July 27th, 2009
Balancing a Budget on the Backs of the Workforce
The Golden State of California (home to the Workforce Management world headquarters) is well-known, for better or for worse, as the place where a lot of innovative trends get started. Some of these are progressive and groundbreaking, but you can also make a great case that many of them, especially the workplace-related trends, are just downright regressive, dumb and kooky.
Here’s a great example of what I’m talking about, courtesy of the San Jose Mercury-News: “One of the accounting tricks used to close [California’s] $26 billion budget deficit is increasing income tax withholding schedules by 10 percent. That is, whatever is withheld for state income tax from your paycheck today will increase by 10 percent come January; you’ll get back any excess payments when you file your tax return in early 2011.”
A spokesman for California’s state Finance Department notes that this “in no way changes any working Californian’s tax liability or taxes owed” and that workers can “increase their allowances to compensate—so long as they do not underpay overall.” But as the newspaper notes, by doing this the state is trying “to shoehorn an extra $1.7 billion of personal income tax receipts into the current 2009-10 fiscal year. Essentially, the state is looking for an interest-free loan from working Californians.”
The move to withhold more from the paychecks of California workers happened in the dead of night as the state Legislature pushed through some 30 bills that, taken together, cobbled together a budget fix for a state that was $26 billion in the hole and issuing IOUs to vendors and taxpayers.
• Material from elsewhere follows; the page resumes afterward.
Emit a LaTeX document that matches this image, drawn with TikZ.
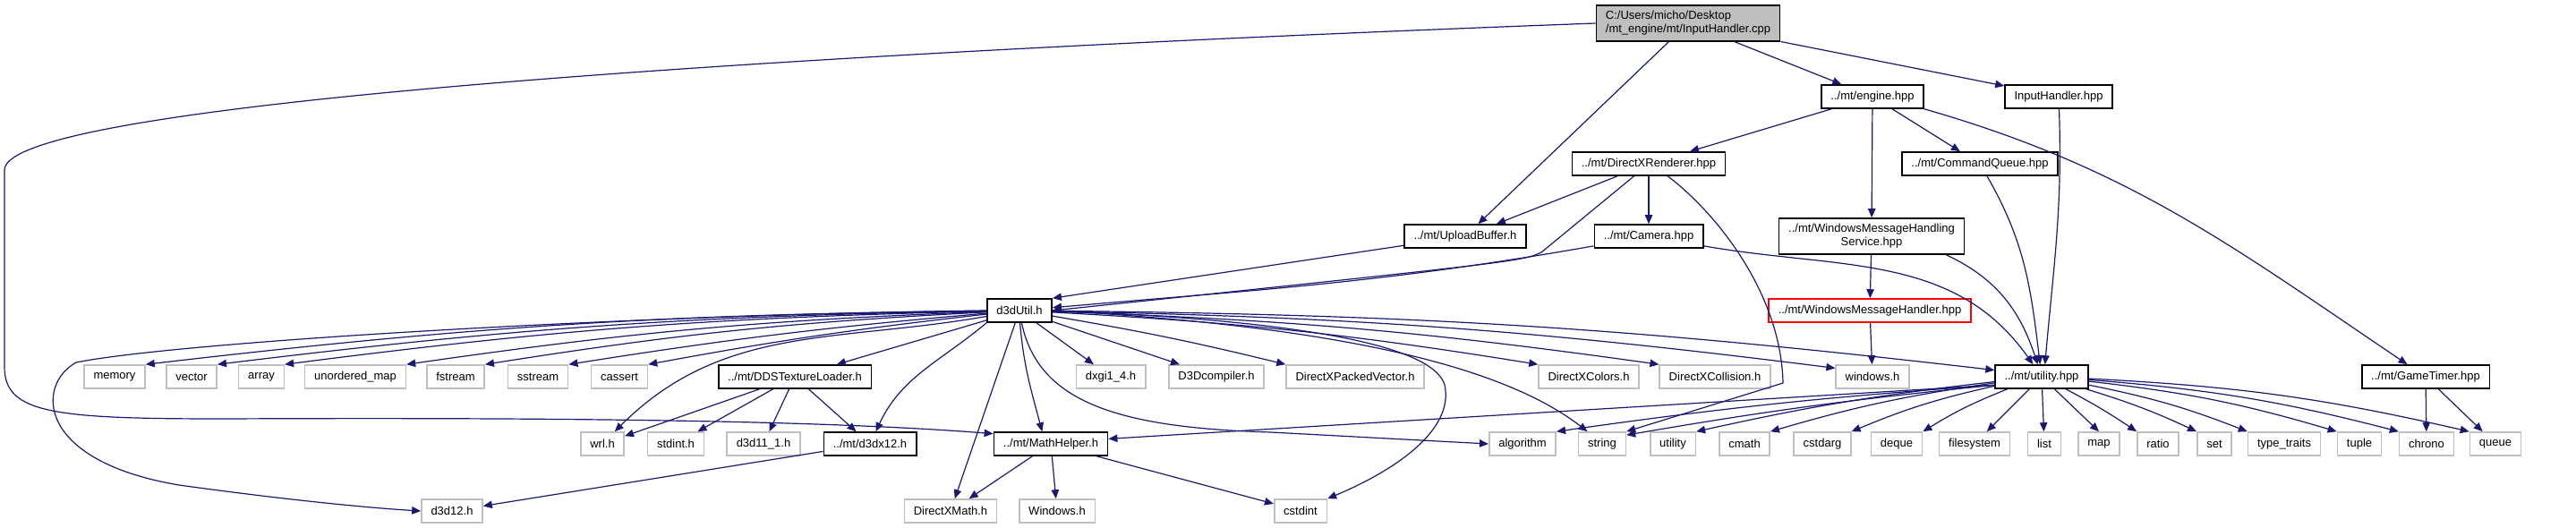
\documentclass[tikz,border=0pt]{standalone}
\usepackage{fontspec}
\setmainfont{Liberation Sans}
\usetikzlibrary{arrows.meta}
\definecolor{edgeblue}{RGB}{25,25,112}
\definecolor{nodegrey}{RGB}{191,191,191}

\begin{document}
\begin{tikzpicture}[>={Triangle[length=2.5pt, width=2.1pt]}, x=0.25pt, y=-0.25pt]
	\tikzstyle{format} = [draw, line width=0.4pt, fill=white, minimum height=6.5pt,
	inner xsep=2.625pt, inner ysep=0.5pt, font=\fontsize{3.25}{3.8}\selectfont]
	\tikzstyle{sysformat} = [format, draw=nodegrey]
	\tikzstyle{redformat} = [format, draw=red]
	\tikzstyle{twoline} = [format, minimum height=10pt]
	\tikzstyle{dep} = [->, edgeblue, line width=0.3pt]

	\useasboundingbox (0,0) rectangle (2878,589);

	% project headers
	\path
		node[twoline, fill=nodegrey, align=left] (root) at (1886,26) {C:/Users/micho/Desktop\\/mt\_engine/mt/InputHandler.cpp}
		node[format] (engine) at (2092,108) {../mt/engine.hpp}
		node[format] (inhpp) at (2300,108) {InputHandler.hpp}
		node[format] (dxr) at (1842,183) {../mt/DirectXRenderer.hpp}
		node[format] (cmdq) at (2212,183) {../mt/CommandQueue.hpp}
		node[format] (upbuf) at (1637,264) {../mt/UploadBuffer.h}
		node[format] (camera) at (1842,264) {../mt/Camera.hpp}
		node[twoline, align=center] (wmhs) at (2091,264) {../mt/WindowsMessageHandling\\Service.hpp}
		node[redformat] (wmh) at (2089,347) {../mt/WindowsMessageHandler.hpp}
		node[format] (d3du) at (1139,347) {d3dUtil.h}
		node[format] (ddsl) at (888,421) {../mt/DDSTextureLoader.h}
		node[format] (util) at (2281,421) {../mt/utility.hpp}
		node[format] (gtimer) at (2710,421) {../mt/GameTimer.hpp}
		node[format] (d3dx12) at (972,496) {../mt/d3dx12.h}
		node[format] (mathh) at (1174,496) {../mt/MathHelper.h}
		;

	% system headers
	\path
		node[sysformat] (memory) at (128,421) {memory}
		node[sysformat] (vector) at (214,421) {vector}
		node[sysformat] (array) at (292,421) {array}
		node[sysformat] (umap) at (397,421) {unordered\_map}
		node[sysformat] (fstream) at (509,421) {fstream}
		node[sysformat] (sstream) at (601,421) {sstream}
		node[sysformat] (cassert) at (692,421) {cassert}
		node[sysformat] (dxgi) at (1241,421) {dxgi1\_4.h}
		node[sysformat] (d3dc) at (1359,421) {D3Dcompiler.h}
		node[sysformat] (dxpv) at (1514,421) {DirectXPackedVector.h}
		node[sysformat] (dxcolors) at (1775,421) {DirectXColors.h}
		node[sysformat] (dxcoll) at (1916,421) {DirectXCollision.h}
		node[sysformat] (winlow) at (2092,421) {windows.h}

		node[sysformat] (wrl) at (673,496) {wrl.h}
		node[sysformat] (stdint) at (755,496) {stdint.h}
		node[sysformat] (d3d11) at (853,496) {d3d11\_1.h}
		node[sysformat] (algo) at (1701,496) {algorithm}
		node[sysformat] (str) at (1790,496) {string}
		node[sysformat] (utilh) at (1869,496) {utility}
		node[sysformat] (cmath) at (1949,496) {cmath}
		node[sysformat] (cstdarg) at (2036,496) {cstdarg}
		node[sysformat] (deque) at (2119,496) {deque}
		node[sysformat] (fsys) at (2206,496) {filesystem}
		node[sysformat] (list) at (2284,496) {list}
		node[sysformat] (map) at (2345,496) {map}
		node[sysformat] (ratio) at (2411,496) {ratio}
		node[sysformat] (set) at (2474,496) {set}
		node[sysformat] (ttraits) at (2552,496) {type\_traits}
		node[sysformat] (tuple) at (2636,496) {tuple}
		node[sysformat] (chrono) at (2711,496) {chrono}
		node[sysformat] (queue) at (2788,496) {queue}

		node[sysformat] (d3d12) at (505,571) {d3d12.h}
		node[sysformat] (dxmath) at (1062,571) {DirectXMath.h}
		node[sysformat] (winup) at (1181,571) {Windows.h}
		node[sysformat] (cstdint) at (1453,571) {cstdint}
		;

	\path[dep]
		(root) edge (engine)
		(root) edge (inhpp)
		(root) edge (upbuf)
		(engine) edge (dxr)
		(engine) edge (wmhs)
		(engine) edge (cmdq)
		(engine.south east) edge[out=-16, in=146] (gtimer)
		(inhpp) edge[out=-88, in=85] (util.75)
		(cmdq) edge[out=-60, in=97] (util)
		(wmhs) edge (wmh)
		(wmhs.-14) edge[out=-25, in=108] (util)
		(wmh) edge (winlow)
		(dxr) edge (upbuf)
		(dxr) edge (camera)
		(camera) edge[out=190, in=5] (d3du)
		(camera) edge[out=-10, in=125] (util)
		(upbuf) edge (d3du.north east)

		(d3du) edge[bend right=3] (memory.north east)
		(d3du) edge[bend right=3] (vector.north east)
		(d3du) edge[bend right=3] (array.north east)
		(d3du) edge[bend right=3] (umap.north east)
		(d3du) edge[bend right=3] (fstream.north east)
		(d3du) edge[bend right=2] (sstream.north east)
		(d3du) edge[bend right=2] (cassert.north east)
		(d3du) edge[out=190, in=45] (wrl)
		(d3du) edge (ddsl)
		(d3du.south west) edge[out=-140, in=65] (d3dx12)
		(d3du) edge (dxmath)
		(d3du.-88) edge[out=-85, in=105] (mathh.125)
		(d3du) edge (dxgi)
		(d3du) edge (d3dc)
		(d3du) edge[bend left=2] (dxpv.north west)
		(d3du) edge[bend left=3] (dxcolors.north west)
		(d3du) edge[bend left=3] (dxcoll.north west)
		(d3du) edge[bend left=3] (winlow.167)
		(d3du) edge[bend left=3] (util.172)

		(ddsl) edge (wrl)
		(ddsl) edge (stdint)
		(ddsl) edge (d3d11)
		(ddsl) edge (d3dx12)
		(d3dx12) edge (d3d12)
		(mathh) edge (dxmath)
		(mathh) edge (winup)
		(mathh) edge (cstdint)

		(util.190) edge (mathh.5)
		(util.190) edge[bend right=2] (algo.north east)
		(util.190) edge[bend right=2] (str.20)
		(util) edge[bend right=3] (utilh.north east)
		(util) edge[bend right=4] (cmath.north east)
		(util) edge[bend right=5] (cstdarg.north east)
		(util) edge[bend right=5] (deque.north east)
		(util) edge (fsys)
		(util) edge (list)
		(util) edge (map.north)
		(util) edge[bend left=3] (ratio.north west)
		(util) edge[bend left=4] (set.north west)
		(util) edge[bend left=5] (ttraits.north west)
		(util) edge[bend left=5] (tuple.north west)
		(util) edge[bend left=5] (chrono.north west)
		(util) edge[bend left=5] (queue.north west)
		(gtimer) edge (chrono)
		(gtimer) edge (queue)
		;

	% long curved includes
	\draw[dep] (root.west) .. controls (1000,55) and (5,110) .. (5,190) -- (5,410)
		.. controls (5,462) and (60,468) .. (250,468)
		.. controls (700,466) and (950,472) .. (mathh.170);
	\draw[dep] (d3du.west) .. controls (700,352) and (200,382) .. (85,405)
		.. controls (40,430) and (40,515) .. (200,542)
		.. controls (330,560) and (420,568) .. (d3d12.west);
	\draw[dep] (d3du.east) .. controls (1450,358) and (1600,385) .. (1614,430)
		.. controls (1625,480) and (1560,525) .. (cstdint.north east);
	\draw[dep] (d3du.-80) .. controls (1160,450) and (1250,478) .. (1420,483) -- (algo.west);
	\draw[dep] (d3du.east) .. controls (1500,365) and (1680,410) .. (str.140);
	\draw[dep] (dxr.-140) -- (1722,282) .. controls (1700,292) .. (d3du.east);
	\draw[dep] (dxr.-33) .. controls (1920,240) and (1990,330) .. (1992,428) -- (str.north east);
\end{tikzpicture}
\end{document}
No workers or taxpayers got a chance to question or challenge this action, although as the Los Angeles Times points out, “the 24-hour session leading up to final passage of the budget Friday afternoon turned into a slow-moving train wreck … lobbyists for major interest groups were present throughout the night, seeking to influence the process. With hundreds of pages of legislative language passed with little time available for review, few knew what the fine print might contain.”
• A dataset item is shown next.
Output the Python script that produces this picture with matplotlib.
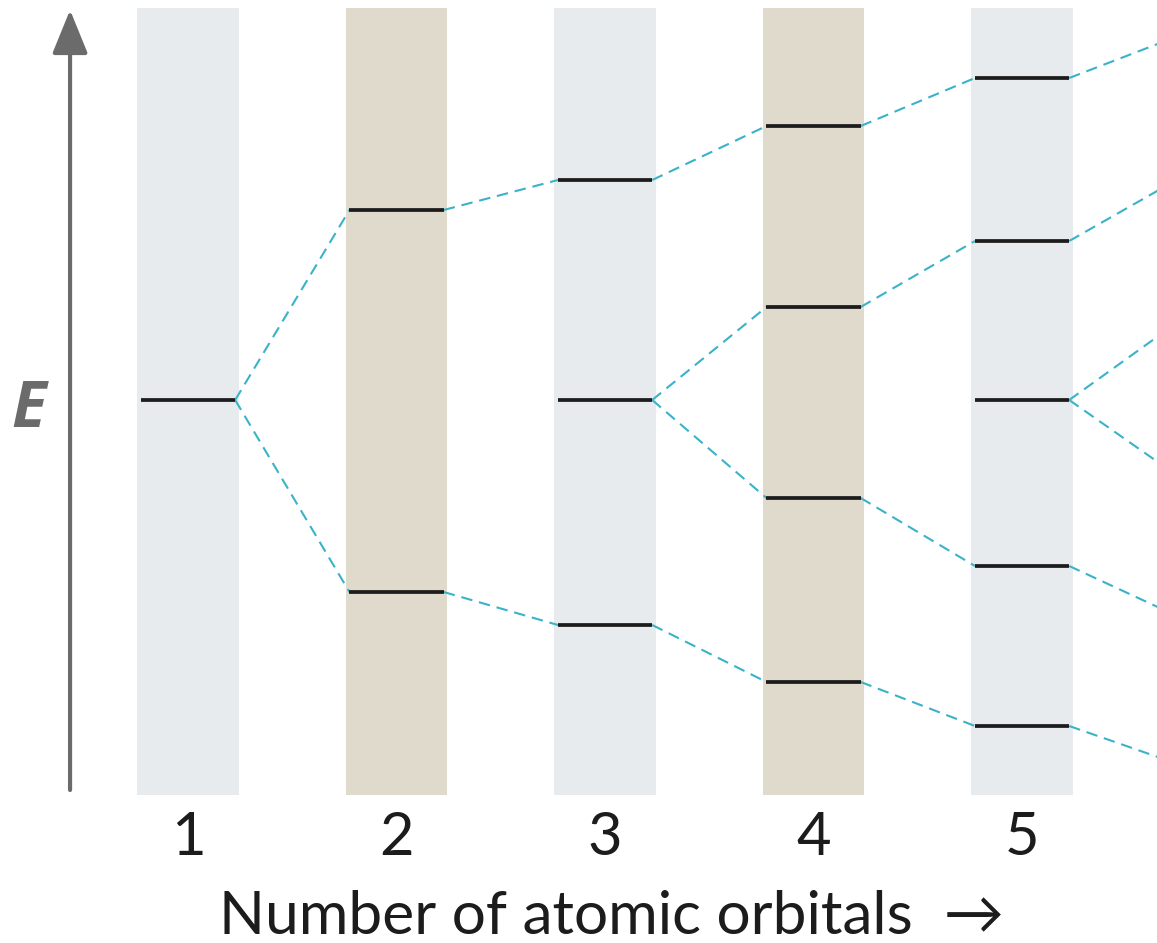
import matplotlib.pyplot as plt

# number of atomic orbitals per column (column 6 lies just past the right edge)
columns = [1, 2, 3, 4, 5, 6]
tick_labels = ['1', '2', '3', '4', '5']

# energy of each molecular orbital level, top to bottom (arbitrary units)
levels = {
    1: [0.0],
    2: [1.9, -1.92],
    3: [2.2, 0.0, -2.25],
    4: [2.74, 0.93, -0.98, -2.82],
    5: [3.22, 1.59, 0.0, -1.66, -3.26],
    6: [3.66, 2.24, 0.82, -0.8, -2.19, -3.66],
}

# (column, level in column, level in next column) joined by a dashed line
links = [
    (1, 0, 0), (1, 0, 1),
    (2, 0, 0), (2, 1, 2),
    (3, 0, 0), (3, 1, 1), (3, 1, 2), (3, 2, 3),
    (4, 0, 0), (4, 1, 1), (4, 2, 3), (4, 3, 4),
    (5, 0, 0), (5, 1, 1), (5, 2, 2), (5, 2, 3), (5, 3, 4), (5, 4, 5),
]

col_colors = {1: '#e8ebee', 2: '#e0dacc', 3: '#e8ebee', 4: '#e0dacc', 5: '#e8ebee', 6: '#e0dacc'}

fig = plt.figure(figsize=(11.57, 9.43), dpi=100)
ax = fig.add_axes([0, 0, 1, 1])
ax.set_xlim(0.098, 5.647)
ax.set_ylim(-5.43, 4.0)
ax.axis('off')

half_col = 0.243
half_lvl = 0.226

# shaded columns
for c in columns:
    ax.axvspan(c - half_col, c + half_col, ymin=(-3.95 + 5.43) / 9.43, ymax=(3.92 + 5.43) / 9.43,
               color=col_colors[c], lw=0, zorder=0)

# energy levels
for c in columns:
    for e in levels[c]:
        ax.plot([c - half_lvl, c + half_lvl], [e, e], color='#1c1c1c', lw=2.7,
                solid_capstyle='butt', zorder=3)

# dashed correlation lines
for c, i, j in links:
    ax.plot([c + half_lvl, c + 1 - half_lvl], [levels[c][i], levels[c + 1][j]],
            color='#3ab2c8', lw=1.5, dashes=(5.5, 3.3), zorder=2)

# energy axis arrow
ax.annotate('', xy=(0.434, 3.9), xytext=(0.434, -3.9),
            arrowprops=dict(arrowstyle='-|>,head_length=1.35,head_width=0.55',
                            mutation_scale=20, lw=3, color='#6b6b6b',
                            shrinkA=0, shrinkB=0))
ax.text(0.235, -0.27, 'E', fontsize=46, fontweight='bold', fontstyle='italic',
        color='#6b6b6b', ha='center', va='baseline', family=['Open Sans', 'DejaVu Sans'])

# column numbers
for c, lab in zip(columns, tick_labels):
    ax.text(c, -4.55, lab, fontsize=43, color='#1c1c1c', ha='center', va='baseline',
            family=['Lato', 'DejaVu Sans'])

ax.text(3.03, -5.34, 'Number of atomic orbitals  \u2192', fontsize=43.5, color='#1c1c1c',
        ha='center', va='baseline', family=['Lato', 'DejaVu Sans'])

fig.savefig('out.png', dpi=100)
That’s how California workers got saddled with 10 percent more tax withholdings come January 1, and it shows just how dysfunctional the legislative process is out here in the Golden State. It also shows how now, days after the latest budget “fix” was approved, the impact of the middle-of-the-night budget-making finally becomes clear.
What can workers do about this? Nothing really, except fiddle their W-4 exemptions and tax withholdings to compensate for the extra 10 percent hit they’ll take next year. Of course, most people don’t do this, and the cynical part of this middle-of-the-night sausage-making is that no matter how riled up workers might get, few will actually follow through and take the time to do anything about it.
And, here’s the scary part of all of this: If the state of California can stick workers with a higher tax withholding in order to float the state a tax-free loan, what’s to stop other budget-challenged states from doing the same?
Nothing, of course, and I would be shocked if other states don’t look at this latest “trend” from out here on the Left Coast and decide, no matter how kooky it seems, that it makes a lot of sense for them to help balance their budgets on the backs of workers too.